REPUBLIKA.CO.ID, JAKARTA -- Komisi Nasional Kecelakaan Transportasi (KNKT) mengungkapkan temuan penting terkait penyebab kecelakaan pesawat Sukhoi Superjet 100 yang menabrak tebing Gunung Salak, 9 Mei 2012 lalu. KNKT tidak menemukan indikasi kerusakan pada sistem pesawat Sukhoi.
Setelah mengunduh seluruh data dari kotak hitam (black box), KNKT mengemukakan bahwa pesawat dalam keadaan prima saat lepas landas dari bandara Halim Perdanakusuma pada 9 Mei sekitar pukul 14.00 WIB.
"Seluruh parameter berhasil di-'download' dan dari hasilnya, tidak ada indikasi kerusakan sistem pesawat selama penerbangan," kata Tatang Kurniadi, dalam konferensi pers mengenai hasil investigasi akhir kecelakaan pesawat Sukhoi SJ 100, di Jakarta, Selasa.
Menurut Tatang, pengunduhan serta pembacaan data melibatkan pihak dari Rusia di laboratorium milik KNKT. "Itu disaksikan ahli dari Rusia selaku produsen pesawat Sukhoi," katanya.
Ia mengatakan hasil simulasi juga menunjukkan sistem peringatan pesawat bekerja dengan baik. Beberapa saat setelah memasuki kawasan rawan di Gunung Salak, tanda peringatan bahaya menyala. Tatang mengatakan, pesawat Sukhoi yang dikemudikan pilot Rusia, Alexander Yablontsev sebenarnya bisa menghindari tebing di Gunung Salak. Namun, setelah tanda peringatan bahaya berbunyi selama 24 detik, sang pilot tidak membawa pesawat menghindar.
KNKT mengungkapkan, jelang kecelakaan nahas terjadi, kokpit Sukhoi sedang dihuni tiga orang. "Ketiga orang tersebut adalah pilot in command (PIC) yang bertugas sebagai pilot yang mengemudikan pesawat, satu orang adalah pilot monitoring, dan seorang wakil calon pembeli pada tempat duduk observer," katanya.

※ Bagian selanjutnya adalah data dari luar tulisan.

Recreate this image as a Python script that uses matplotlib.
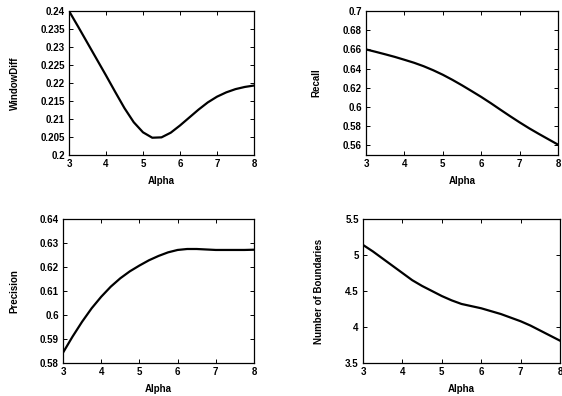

Calon pembeli tersebut, kata dia, bukanlah seorang pilot yang diijinkan berada di kokpit. Namun,itu hal yang wajar terutama saat penerbangan promosi.

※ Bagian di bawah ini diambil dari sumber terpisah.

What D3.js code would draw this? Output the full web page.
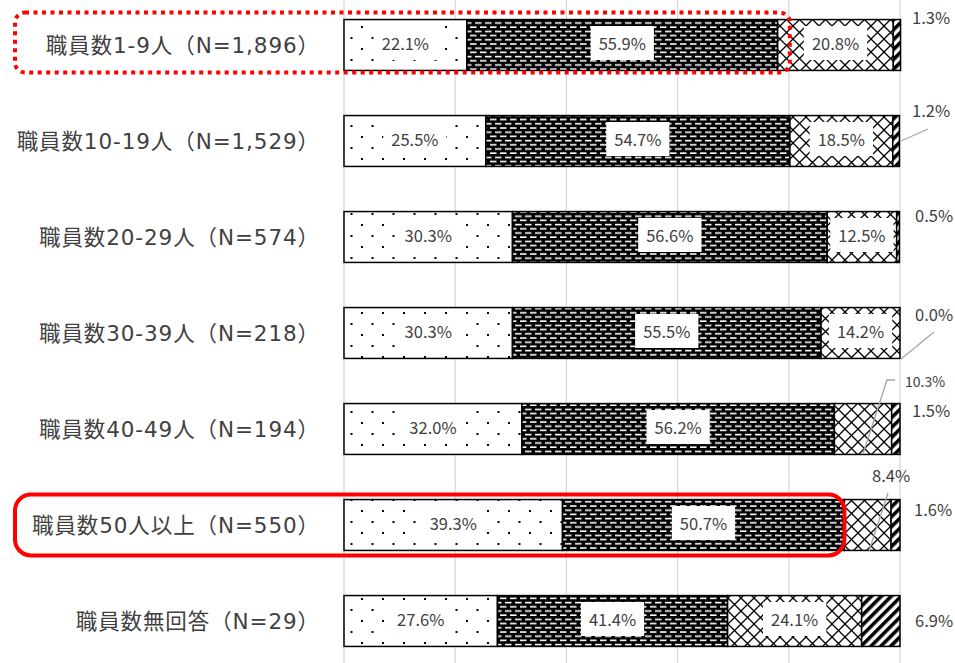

Calon pembeli itu ingin tahu lebih lanjut tentang fitur pesawat. Saat terjadi perbincangan antara ketiga orang dikokpit itulah, detik-detik kecelakaan terjadi.

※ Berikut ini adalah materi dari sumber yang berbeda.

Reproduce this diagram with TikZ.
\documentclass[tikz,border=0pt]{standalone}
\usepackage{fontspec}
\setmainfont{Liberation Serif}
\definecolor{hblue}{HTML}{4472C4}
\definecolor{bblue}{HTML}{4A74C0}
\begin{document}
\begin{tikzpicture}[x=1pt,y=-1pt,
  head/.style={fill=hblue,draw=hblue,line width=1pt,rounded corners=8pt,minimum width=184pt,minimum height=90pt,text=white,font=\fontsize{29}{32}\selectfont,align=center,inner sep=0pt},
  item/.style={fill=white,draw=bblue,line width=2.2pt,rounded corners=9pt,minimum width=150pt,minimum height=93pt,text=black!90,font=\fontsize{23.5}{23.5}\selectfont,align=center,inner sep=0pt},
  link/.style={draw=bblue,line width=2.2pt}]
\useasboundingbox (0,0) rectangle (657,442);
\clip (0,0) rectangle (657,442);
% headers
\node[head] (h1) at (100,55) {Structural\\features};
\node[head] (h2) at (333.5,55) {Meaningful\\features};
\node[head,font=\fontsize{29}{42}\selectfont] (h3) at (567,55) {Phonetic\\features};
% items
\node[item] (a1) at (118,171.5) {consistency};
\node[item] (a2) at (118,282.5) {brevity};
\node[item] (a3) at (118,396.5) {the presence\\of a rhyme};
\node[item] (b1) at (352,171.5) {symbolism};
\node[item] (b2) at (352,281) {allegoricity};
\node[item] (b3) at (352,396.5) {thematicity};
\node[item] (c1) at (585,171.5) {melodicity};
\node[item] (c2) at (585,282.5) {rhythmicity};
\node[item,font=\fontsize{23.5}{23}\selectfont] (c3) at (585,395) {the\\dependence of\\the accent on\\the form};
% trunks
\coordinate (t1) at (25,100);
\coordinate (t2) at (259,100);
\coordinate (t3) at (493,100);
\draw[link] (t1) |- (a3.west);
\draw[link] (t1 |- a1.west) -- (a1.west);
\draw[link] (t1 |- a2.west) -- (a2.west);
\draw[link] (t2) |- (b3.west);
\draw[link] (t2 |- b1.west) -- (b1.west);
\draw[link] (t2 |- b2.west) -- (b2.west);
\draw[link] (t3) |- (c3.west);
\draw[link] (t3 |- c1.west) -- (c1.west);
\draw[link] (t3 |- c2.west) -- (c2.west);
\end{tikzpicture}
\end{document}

Pada kesempatan yang sama, Ketua Tim Investigasi in Charge KNKT Mardjono Siswosuwarno mengatakan ada pembicaraan antara pilot dan pihak calon pembeli pesawat yang dianggap sebagai gangguan dalam komunikasi.
"Ada obrolan pilot dengan pihak pembeli selama 38 detik yang merupakan distraksi atau pengalihan dari fokus perhatian," katanya.
Percakapan tersebut, lanjutnya, ditemukan di dalam Cockpit Voice Recorder (CVR). Percakapan itu pula yang menyebabkan pilot tidak segera mengubah arah ketika pesawat keluar dari orbit tanpa disengaja.